• _Given data_:
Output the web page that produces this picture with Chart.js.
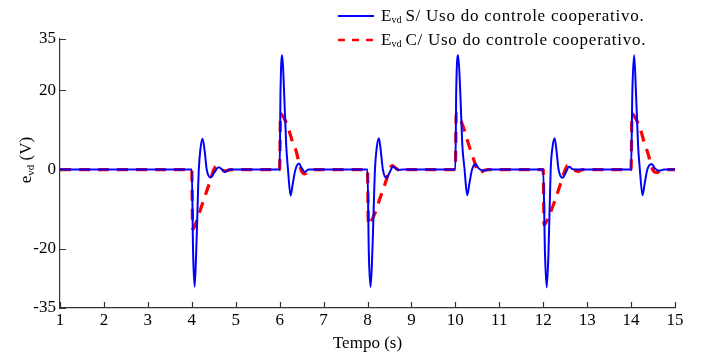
<!DOCTYPE html>
<html>
<head>
<meta charset="utf-8">
<script src="https://cdn.jsdelivr.net/npm/chart.js@4.4.1/dist/chart.umd.min.js"></script>
<style>
  html, body { margin: 0; padding: 0; background: #fff; }
  #wrap { width: 702px; height: 360px; position: relative; }
</style>
</head>
<body>
<div id="wrap"><canvas id="chart"></canvas></div>
<script>
// ===== Data =====
const xTickValues = [1, 2, 3, 4, 5, 6, 7, 8, 9, 10, 11, 12, 13, 14, 15];
// the top of the original axis sits a bit below 35 but is labelled "35"
const yTickValues = [-35, -20, 0, 20, 33];
const yTickLabels = ['-35', '-20', '0', '20', '35'];

const seriesNames = ['S/ Uso do controle cooperativo.', 'C/ Uso do controle cooperativo.'];

// E_vd without cooperative control (blue)
const blueTime = [
  1, 4.0,
  4.03, 4.065, 4.10, 4.16, 4.20, 4.245, 4.29, 4.34, 4.43, 4.52, 4.61, 4.68, 4.75, 4.85,
  6.0, 6.02, 6.06, 6.10, 6.15, 6.19, 6.25, 6.30, 6.36, 6.44, 6.50, 6.57, 6.66,
  8.0, 8.03, 8.07, 8.11, 8.17, 8.21, 8.26, 8.30, 8.35, 8.43, 8.51, 8.58, 8.65, 8.72, 8.80,
  10.0, 10.02, 10.065, 10.11, 10.16, 10.21, 10.27, 10.32, 10.38, 10.46, 10.53, 10.65, 10.75,
  12.0, 12.04, 12.08, 12.12, 12.17, 12.21, 12.26, 12.30, 12.35, 12.44, 12.52, 12.59, 12.67, 12.75,
  14.0, 14.03, 14.07, 14.11, 14.16, 14.20, 14.26, 14.31, 14.37, 14.47, 14.54, 14.64, 14.75, 15.0
];
const blueValue = [
  0, 0,
  -21, -29.6, -21, 0, 5.5, 7.8, 5, 0, -2.0, -0.6, 0.6, 0.1, -0.6, 0,
  0, 20, 28.9, 20, 6, 0, -6.6, -3.5, 0, 1.5, 0.4, -0.6, 0,
  0, -21, -29.7, -21, 0, 5.5, 7.9, 5, 0, -2.1, -0.6, 0.8, 0.2, -0.1, 0,
  0, 20, 28.9, 20, 6, 0, -6.5, -3.5, 0, 1.4, 0.3, -0.3, 0,
  0, -21, -29.8, -21, 0, 5.5, 7.9, 5, 0, -2.1, -0.6, 0.7, 0.1, 0,
  0, 20, 28.9, 20, 6, 0, -6.5, -3.5, 0, 1.4, 0.3, -0.3, 0, 0
];

// E_vd with cooperative control (red, dashed)
const redTime = [
  1, 4.0,
  4.02, 4.04, 4.16, 4.28, 4.43, 4.50, 4.56, 4.65, 4.76, 4.90,
  6.0, 6.02, 6.04, 6.12, 6.22, 6.30, 6.38, 6.45, 6.51, 6.57, 6.66, 6.75,
  8.0, 8.02, 8.04, 8.16, 8.28, 8.43, 8.50, 8.56, 8.65, 8.77, 8.90,
  10.0, 10.02, 10.04, 10.12, 10.21, 10.29, 10.37, 10.44, 10.50, 10.56, 10.66, 10.75,
  12.0, 12.02, 12.04, 12.16, 12.28, 12.43, 12.50, 12.56, 12.66, 12.78, 12.90,
  14.0, 14.02, 14.04, 14.12, 14.21, 14.30, 14.40, 14.46, 14.52, 14.58, 14.68, 14.80, 15.0
];
const redValue = [
  0, 0,
  -15, -14.9, -11.3, -7.4, -2.5, 0, 0.8, 0.2, -0.4, 0,
  0, 14.2, 14, 12.6, 9.6, 6.8, 4.5, 1.2, -0.6, -1.1, -0.3, 0,
  0, -14, -13.8, -11.3, -7.4, -2.6, 0, 1.0, 0.3, -0.5, 0,
  0, 14.1, 14, 12.5, 9.8, 6.8, 4, 1.8, -0.3, -0.8, -0.2, 0,
  0, -14, -13.8, -11, -7.4, -2.4, 0, 1.0, 0.3, -0.5, 0,
  0, 14.1, 14, 12.6, 10.3, 6.8, 3.5, 0.8, -0.5, -0.8, -0.2, 0, 0
];

const toPoints = (ts, vs) => ts.map((t, i) => ({ x: t, y: vs[i] }));

const FONT = 'Liberation Serif, Times New Roman, serif';
const AXIS_COLOR = '#333';

// inward tick marks, legend and y-axis title with subscripts
const decor = {
  id: 'decor',
  afterDraw(chart) {
    const ctx = chart.ctx;
    const xs = chart.scales.x, ys = chart.scales.y;
    ctx.save();
    ctx.strokeStyle = AXIS_COLOR;
    ctx.lineWidth = 1.2;
    ctx.beginPath();
    xTickValues.forEach(v => {
      const px = Math.round(xs.getPixelForValue(v)) + 0.5;
      ctx.moveTo(px, ys.bottom);
      ctx.lineTo(px, ys.bottom - 6);
    });
    yTickValues.forEach(v => {
      const py = Math.round(ys.getPixelForValue(v)) + 0.5;
      ctx.moveTo(xs.left, py);
      ctx.lineTo(xs.left + 6, py);
    });
    ctx.stroke();

    // legend
    const rows = [
      { color: '#0000ff', dash: [], width: 2, y: 21 },
      { color: '#ff0000', dash: [7, 7], width: 2.5, y: 45 }
    ];
    rows.forEach((r, i) => {
      ctx.beginPath();
      ctx.setLineDash(r.dash);
      ctx.strokeStyle = r.color;
      ctx.lineWidth = r.width;
      ctx.moveTo(338, r.y - 5);
      ctx.lineTo(374, r.y - 5);
      ctx.stroke();
      ctx.setLineDash([]);
      ctx.fillStyle = '#000';
      ctx.textBaseline = 'alphabetic';
      ctx.textAlign = 'left';
      let x = 381;
      ctx.letterSpacing = '0px';
      ctx.font = '17px ' + FONT;
      ctx.fillText('E', x, r.y);
      x += ctx.measureText('E').width;
      ctx.font = '10px ' + FONT;
      ctx.fillText('vd', x, r.y + 2);
      x += ctx.measureText('vd').width + 4;
      ctx.font = '17px ' + FONT;
      ctx.letterSpacing = '0.75px';
      ctx.fillText(seriesNames[i], x, r.y);
      ctx.letterSpacing = '0px';
    });

    // y-axis title: e_vd (V)
    ctx.translate(31, 160);
    ctx.rotate(-Math.PI / 2);
    ctx.font = '17px ' + FONT;
    const wE = ctx.measureText('e').width;
    const wR = ctx.measureText(' (V)').width;
    ctx.font = '11px ' + FONT;
    const wS = ctx.measureText('vd').width;
    let x = -(wE + wS + wR) / 2;
    ctx.fillStyle = '#000';
    ctx.font = '17px ' + FONT;
    ctx.fillText('e', x, 0);
    x += wE;
    ctx.font = '11px ' + FONT;
    ctx.fillText('vd', x, 3);
    x += wS;
    ctx.font = '17px ' + FONT;
    ctx.fillText(' (V)', x, 0);
    ctx.restore();
  }
};

new Chart(document.getElementById('chart'), {
  type: 'line',
  data: {
    datasets: [
      {
        label: 'Evd ' + seriesNames[0],
        data: toPoints(blueTime, blueValue),
        borderColor: '#0000ff',
        borderWidth: 2,
        pointRadius: 0,
        cubicInterpolationMode: 'monotone',
        order: 0
      },
      {
        label: 'Evd ' + seriesNames[1],
        data: toPoints(redTime, redValue),
        borderColor: '#ff0000',
        borderWidth: 3.2,
        borderDash: [11, 8],
        pointRadius: 0,
        cubicInterpolationMode: 'monotone',
        order: 1
      }
    ]
  },
  options: {
    responsive: true,
    maintainAspectRatio: false,
    animation: false,
    layout: { padding: { top: 39, right: 27, left: 0, bottom: 0 } },
    plugins: {
      legend: { display: false },
      tooltip: { enabled: false }
    },
    scales: {
      x: {
        type: 'linear',
        min: 1,
        max: 15,
        afterBuildTicks: s => { s.ticks = xTickValues.map(v => ({ value: v })); },
        afterFit: s => { s.height = 52; },
        grid: { display: false, drawTicks: false },
        border: { display: true, color: AXIS_COLOR, width: 1.2 },
        ticks: { color: '#000', padding: 2, maxRotation: 0, font: { family: FONT, size: 17 } },
        title: { display: true, text: 'Tempo (s)', color: '#000', padding: { top: 0, bottom: 6 }, font: { family: FONT, size: 17 } }
      },
      y: {
        min: -35,
        max: 33,
        afterBuildTicks: s => { s.ticks = yTickValues.map(v => ({ value: v })); },
        afterFit: s => { s.width = 60; },
        grid: { display: false, drawTicks: false },
        border: { display: true, color: AXIS_COLOR, width: 1.2 },
        ticks: {
          color: '#000',
          padding: 4,
          font: { family: FONT, size: 17 },
          callback: v => yTickLabels[yTickValues.indexOf(v)]
        }
      }
    }
  },
  plugins: [decor]
});
</script>
</body>
</html>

• _What you are asked to do_: Write out, word for word, the lines from the start of the data through the one holding "const seriesNames = ['S/". Omit pictures.

• _Answer to the exercise_:
Output the web page that produces this picture with Chart.js.
<!DOCTYPE html>
<html>
<head>
<meta charset="utf-8">
<script src="https://cdn.jsdelivr.net/npm/chart.js@4.4.1/dist/chart.umd.min.js"></script>
<style>
  html, body { margin: 0; padding: 0; background: #fff; }
  #wrap { width: 702px; height: 360px; position: relative; }
</style>
</head>
<body>
<div id="wrap"><canvas id="chart"></canvas></div>
<script>
// ===== Data =====
const xTickValues = [1, 2, 3, 4, 5, 6, 7, 8, 9, 10, 11, 12, 13, 14, 15];
// the top of the original axis sits a bit below 35 but is labelled "35"
const yTickValues = [-35, -20, 0, 20, 33];
const yTickLabels = ['-35', '-20', '0', '20', '35'];

const seriesNames = ['S/ Uso do controle cooperativo.', 'C/ Uso do controle cooperativo.'];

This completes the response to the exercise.